In celebrating Better Speech and Hearing month, I want to give a shout out to all the Speech Language Pathologist’s (SLP) out there who help our children with so many different speech, language and hearing isms from expressive and receptive language, to pragmatics, to swallowing, to articulation and so much more.
I have worked with many SLP’s over the years. I actively encourage them to get their kiddos out of the chair and moving, jumping, swinging and more during therapy sessions. All that activity really helps increase language skills. We have to move in order to learn. When you are challenging a child with a difficult task like perfecting their K and G sounds, putting the child on a swing may yield better results.

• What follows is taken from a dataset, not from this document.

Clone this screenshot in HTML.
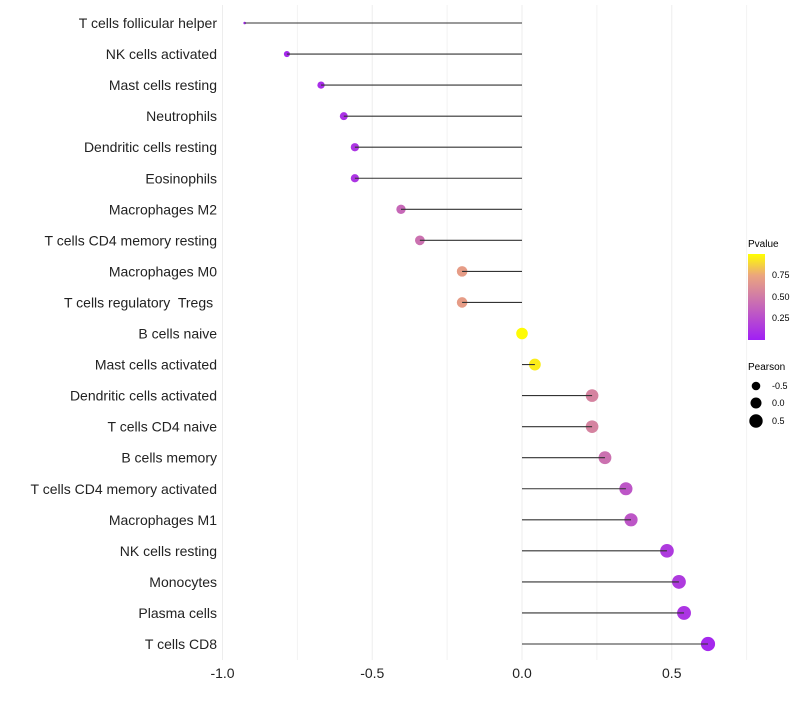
<!DOCTYPE html>
<html><head><meta charset="utf-8"><style>
body{margin:0;background:#fff;font-family:"Liberation Sans",sans-serif}
text{white-space:pre}
</style></head><body>
<svg id="chart" width="800" height="700" xmlns="http://www.w3.org/2000/svg">
<defs><linearGradient id="pg" x1="0" y1="1" x2="0" y2="0">
<stop offset="0" stop-color="#a01ff5"/><stop offset="0.5" stop-color="#d07aa8"/><stop offset="0.75" stop-color="#eba57e"/><stop offset="1" stop-color="#ffff00"/></linearGradient></defs>
<g id="grid"></g><g id="points"></g><g id="marks"></g><g id="labels"></g>
<g font-size="9" fill="#000">
<text x="748" y="247" font-size="10">Pvalue</text>
<rect x="748" y="254" width="17" height="86" fill="url(#pg)"/>
<text x="772" y="278">0.75</text>
<text x="772" y="300">0.50</text>
<text x="772" y="321">0.25</text>
<text x="748" y="370" font-size="10">Pearson</text>
<circle cx="756" cy="386" r="4.3"/><text x="772" y="389">-0.5</text>
<circle cx="756" cy="403" r="5.5"/><text x="772" y="406">0.0</text>
<circle cx="756" cy="421" r="6.7"/><text x="772" y="424">0.5</text>
</g>
</svg>
<script>
const cells=["T cells follicular helper","NK cells activated","Mast cells resting","Neutrophils","Dendritic cells resting","Eosinophils","Macrophages M2","T cells CD4 memory resting","Macrophages M0","T cells regulatory  Tregs ","B cells naive","Mast cells activated","Dendritic cells activated","T cells CD4 naive","B cells memory","T cells CD4 memory activated","Macrophages M1","NK cells resting","Monocytes","Plasma cells","T cells CD8"];
const pearson=[-0.926,-0.785,-0.671,-0.595,-0.558,-0.558,-0.404,-0.341,-0.2,-0.2,0,0.043,0.234,0.234,0.277,0.347,0.364,0.484,0.524,0.541,0.621];
const pvalue=[0.04,0.05,0.08,0.1,0.12,0.12,0.4,0.45,0.7,0.7,0.99,0.95,0.55,0.55,0.45,0.3,0.3,0.15,0.15,0.12,0.05];
const ticks=[-1,-0.5,0,0.5];
const tickLabels=["-1.0","-0.5","0.0","0.5"];
const NS="http://www.w3.org/2000/svg";
const x=v=>522+v*299.5, y=i=>23+i*31.05;
function mk(t,a,p){const e=document.createElementNS(NS,t);for(const k in a)e.setAttribute(k,a[k]);document.getElementById(p).appendChild(e);return e;}
const stops=[[0,[160,31,245]],[0.5,[208,122,168]],[0.75,[235,165,126]],[1,[255,255,0]]];
function col(p){for(let i=1;i<stops.length;i++){if(p<=stops[i][0]){const a=stops[i-1],b=stops[i],t=(p-a[0])/(b[0]-a[0]);return "rgb("+a[1].map((c,j)=>Math.round(c+(b[1][j]-c)*t)).join(",")+")";}}return "rgb(255,255,0)";}
const mn=Math.min(...pearson),mx=Math.max(...pearson);
ticks.forEach((t,i)=>{
 let g=mk("line",{x1:x(t),x2:x(t),y1:5,y2:660,stroke:"#ededed","stroke-width":1},"grid");
 
 
 let m=mk("line",{x1:x(t+0.25),x2:x(t+0.25),y1:5,y2:660,stroke:"#f2f2f2","stroke-width":1},"grid");
 
 
 let l=mk("text",{x:x(t),y:678,"text-anchor":"middle","font-size":14,fill:"#222"},"labels");
 l.textContent=tickLabels[i];
 
 
});
cells.forEach((c,i)=>{
 let r=1.3+5.8*Math.sqrt((pearson[i]-mn)/(mx-mn));
 let p=mk("circle",{cx:x(pearson[i]),cy:y(i),r:r,fill:col(pvalue[i])},"points");
 
 
 let s=mk("line",{x1:x(0),x2:x(pearson[i]),y1:y(i),y2:y(i),stroke:"#333","stroke-width":1.1},"marks");
 
 
 let t=mk("text",{x:217,y:y(i)+5,"text-anchor":"end","font-size":14,fill:"#222"},"labels");
 t.textContent=c;
 
 
});
</script>
</body></html>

There are moments when a child needs to focus in a less stimulating environment, but none the less, I continue to encourage the SLP’s I work with to start their sessions with some sort of movement activity. Simple movement ideas include:
- bouncing on a ball
- jumping on the trampoline
- jumping jacks
- spinning a few times in each direction in a computer chair
- or skipping down the hall
Co-Treating is a HUGE Plus
When Occupational Therapy (OT) and Speech Language Pathology (SLP) combine their resources, successful outcomes with the child that you are working with can be obtained. Currently, I work with a lot of kids who are initially referred to speech therapy due to language delays. Often times, after their speech evaluation, the speech therapist recognizes that the child has a lot of sensory and/or behavior issues. The child will not be able to obtain the maximum potential benefit from speech therapy until after they have had some OT first. A regulated child is a child who is more apt to learn new skills.
A lot of the time, we will then schedule co-treats for OT to focus on the sensory and behavior and the SLP to work on functional communication. When you can regulate the child’s sensory system with sensory rich activities like:
- a simple obstacle course
- jumping on the trampoline
- crashing to crash pad
- crawling through tunnel
- and swinging on swing…
…and have the child follow a visual schedule or say specific sounds or words while performing sensory rich activities, you are implementing a holistic approach to best suit the individual child’s needs.
Team Up for Functional Communication
Even when I am not co-treating with the speech therapist, I always work on functional communication as part of my therapy session. I always consult with the speech therapist, so we are on the same therapeutic page.
If we decide we are using sign language as the main form of communication, then I use that as well.
If the speech therapist is working on K and G sounds, then I will try to get the child to say things naturally and correct the child if needed.
I encourage the speech therapists, even if the child is not receiving OT, to incorporate movement breaks into their sessions for every child to help increase their focus and attention to task. This will in turn help them learn better and produce more sounds.
Enhance Social Skills
Both OT’s and SLP’s work on social skills with children. When developing social skills is part of the therapeutic care plan, pairing up with two children at the same time is a huge plus!
If I am seeing a child and an SLP co-worker is seeing a child at the same time and the kids both have social skill development in their care plans, we may play a game together even if their goals are different. We try to ensure that the children are around the same age or developmental level for added success. Pairing children during a co-treatment session can help reinforce social interactions which is oftentimes a much-needed skill for most of our children with isms.
If you are struggling with equipment restraints in a school based setting consider the playground! The playground can become a wonderful place to host a speech therapy session. Cold or rainy? Just get a simple exercise ball for the therapy room or treatment space and use the hallway for skipping, hopping or wheelbarrow walking.